Zoë Chao Dishes on Working With Julia Louis-Dreyfus & Will Ferrell in ‘Downhill’ | NowThis

Zoë Chao Dishes on Working With Julia Louis-Dreyfus & Will Ferrell in ‘Downhill’ | NowThis


(upbeat music) – Zoe Chao, I have a question. Tell me a little bit about, “Downhill,” and why you wanted to join this movie. – “Force Majeure,” is
one of my favorite movies of all time. Of all time? Of all the time. And then you find out that Julia Louis-Dreyfus and
Will Ferrell are doing it and you’re like, can I pay, (laughs) – Who were you most nervous/excited to share the screen with? – Zach Woods. No, no Julia. – Yes.
– I mean, she’s a queen She’s the queen. So it’s, they put us right at ease and it was such a joyous process. – When you are feeling those nerves, like they’re obviously gonna be natural, like you’re going in, you’re
doing a scene with the queen, Julia Louis-Dreyfus, how do you kind of psych
yourself up for that, sort of like, moment? (laughs) I try to be like, look at her nose. Try to be, you know, a normal person, even though what you’re
saying is like, in your head, is, “I love you, I love you, I love you.” Don’t say that out loud.

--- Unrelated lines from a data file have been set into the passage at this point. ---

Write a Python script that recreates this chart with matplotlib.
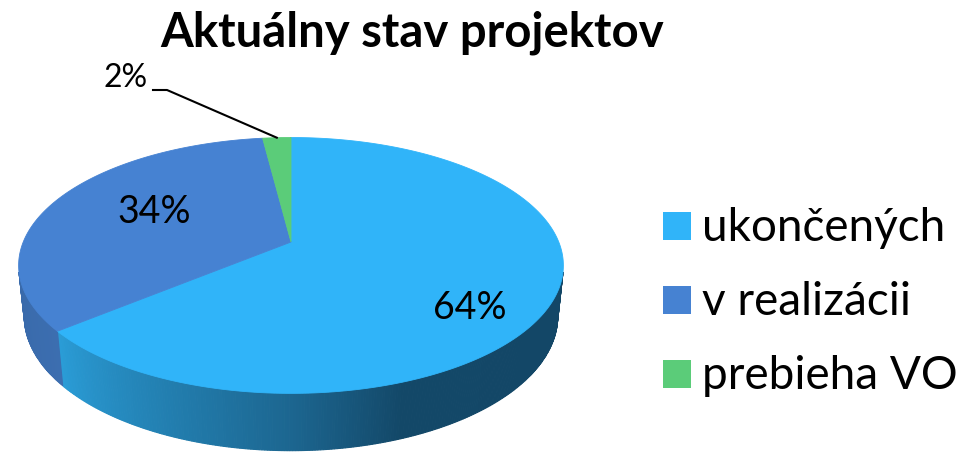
import numpy as np
import matplotlib
matplotlib.use("Agg")
import matplotlib.pyplot as plt
from matplotlib.patches import Polygon, Rectangle

# chart data
labels = ["ukončených", "v realizácii", "prebieha VO"]
values = [64, 34, 2]
title = "Aktuálny stav projektov"

top_colors = ["#30b4f9", "#4682d2", "#5bcc79"]

# camera / pie geometry (pixel space)
elev = np.radians(27.5)
dist = 4.84
focal = 1296
depth_h = 0.215
cx, cy = 291, 243


def proj(theta, z=0.0):
    x = np.cos(theta)
    y = np.sin(theta)
    d = y * np.cos(elev) - z * np.sin(elev) + dist
    sx = x * focal / d
    sy = (y * np.sin(elev) + z * np.cos(elev)) * focal / d
    return cx + sx, cy - sy


def side_color(i, th):
    # shading of the outer wall, depends on angle
    th = np.degrees(th)
    while th > 0:
        th -= 360
    if i == 0:
        xs = [-150, -140, -90, -70, 0]
        cs = np.array([[44, 160, 218], [42, 156, 214], [28, 102, 144], [19, 72, 104], [19, 70, 102]]) / 255
    elif i == 1:
        xs = [-180, -140]
        cs = np.array([[56, 104, 168], [60, 110, 176]]) / 255
    else:
        xs = [-180, 0]
        cs = np.array([[70, 160, 95], [70, 160, 95]]) / 255
    return tuple(np.interp(th, xs, cs[:, k]) for k in range(3))


fig = plt.figure(figsize=(9.58, 4.56), dpi=100)
ax = fig.add_axes([0, 0, 1, 1])
ax.set_xlim(0, 958)
ax.set_ylim(456, 0)
ax.axis("off")

total = float(sum(values))
start = np.pi / 2
limit = -1.0 / (dist * np.cos(elev))
bounds = []
for i, v in enumerate(values):
    end = start - 2 * np.pi * v / total
    bounds.append((start, end))
    start = end

# outer walls
for i, (a0, a1) in enumerate(bounds):
    ths = np.linspace(a0, a1, max(int(abs(a1 - a0) / np.radians(0.5)), 2))
    for t0, t1 in zip(ths[:-1], ths[1:]):
        tm = 0.5 * (t0 + t1)
        if np.sin(tm) >= limit:
            continue
        p = [proj(t0), proj(t1), proj(t1, -depth_h), proj(t0, -depth_h)]
        c = side_color(i, tm)
        ax.add_patch(Polygon(p, closed=True, facecolor=c, edgecolor=c, lw=0.8))

# top face
for i, (a0, a1) in enumerate(bounds):
    ths = np.linspace(a0, a1, 200)
    pts = [(cx, cy)] + [proj(t) for t in ths]
    ax.add_patch(Polygon(pts, closed=True, facecolor=top_colors[i],
                         edgecolor=top_colors[i], lw=0.6))

lab_font = "Lato"
ax.text(507, 308, f"{values[0]}%", fontsize=27, family=lab_font,
        ha="right", va="center", color="black")
ax.text(154, 212, f"{values[1]}%", fontsize=27, family=lab_font,
        ha="center", va="center", color="black")
ax.text(148, 78, f"{values[2]}%", fontsize=23, family=lab_font,
        ha="right", va="center", color="black")
gx, gy = proj(0.5 * (bounds[2][0] + bounds[2][1]))
ax.plot([153, 167, gx], [91, 91, gy], color="black", lw=1.5)

ax.text(412, 33, title, fontsize=34, fontweight="bold", family="Lato",
        ha="center", va="center", color="black")

for i, lab in enumerate(labels):
    y = 227 + 74 * i
    ax.add_patch(Rectangle((663, y - 14), 28, 28, facecolor=top_colors[i], edgecolor="none"))
    ax.text(702, y + 1, lab, fontsize=33, family="Lato", ha="left", va="center", color="black")

fig.savefig("out.png", dpi=100, facecolor="white")
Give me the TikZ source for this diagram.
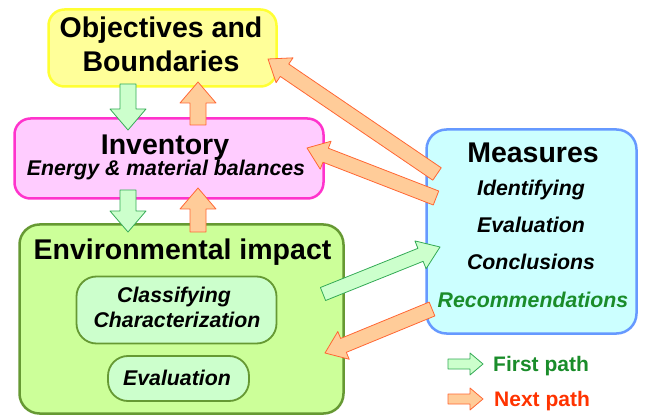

(laughs) It’s black and white. – Well – No, it’s black and white. – How old are you? – 30. – Oh. – You really have exploded
into this Hollywood bubble that is so hard to get into, so is it everything you
thought it was gonna be or what has been the most surprising part of this journey toward fame? You’re,
– I told you. – You are! You just mimic!
I told you. (laughs) – I love watching people
live their dreams, it’s a beautiful thing but
also ’cause you’re crying, now I’m crying. – No I know, but this is
so funny, I’m (mumbles.) to be in the company of these people that I’ve gotten to work with. (laughs) – We’re both crying! – And also like, these people
who I get to work with too! Who are like, I just, and also to get better, at also. (laughs) And also just get better at interviews because these are hard! – Is this the most nerve-wracking part of the whole process of
filmmaking, doing this stuff? – Yes!
– Is it? – Yeah! – Oh wow. – Yeah, it’s challenging, ’cause it’s not what I studied. It’s not why I do acting but at the same time, it’s part of the job so you feel like you
have to be good at it. – No, it’s very hard, I mean, I’m asking questions
like, define yourself, like where are you going? Like its, someone put this on me, I would like, I would
fu*king run. I could never. (upbeat music) – And when did you get that
calling, to be a story teller? I know you studied art history and you produce as well and you write. But when did you know that like, damn, this is what I wanna
make as my profession. – I was in college and I
was an art history major and I had to give this
20 minute presentation on Mughal art and architecture and I was so grossly
under prepared for that presentation because I had been spending all my time writing and designing this solo show. I remember standing with my paper, looking out at my peers who were, I was about to disappoint
my teacher and my peers, by giving them absolutely no information about Mughal art and architecture and I was like, “Oh maybe, I
care about this other thing a lot more, so I think I’m
gonna maybe study that after.” So then I went to grad school. – But how did you get that, that push and that courage to like, really pivot? ‘Cause I think it’s a hard choice to make. – Well, I went back to my parents and I was like really screwed up with this Mughal art and
architecture presentation and I, it’s ’cause I’ve been spending all my time doing this other thing
and my parents were like, “Well, why don’t you do the other thing?” And so, I was like, ‘Do
you think I should do, think I should study acting?” They’re like, “We’ve just been waiting
for you to figure that out.” – What kind of stories do you wanna tell? – Ooh! (laughs) – Yes! – I’m interested in marginalized stories. – When was the first time you felt seen or represented on screen? – Oh, I thought you said sane. – No! Well that too, I mean we all need a little more sanity. – Yeah, to be seen and feel sane. (laughs) Is really all I want. (laughs) Feel neither most of the time. Well, you know honestly, Tia Carrere in, “Wayne’s World.” It was the first Asian
woman that I saw in a movie and I, I just remember pressing pause and just being like, So, it’s exciting to, yeah
– Beautiful moment. – It’s exciting to see more people that look like me out there.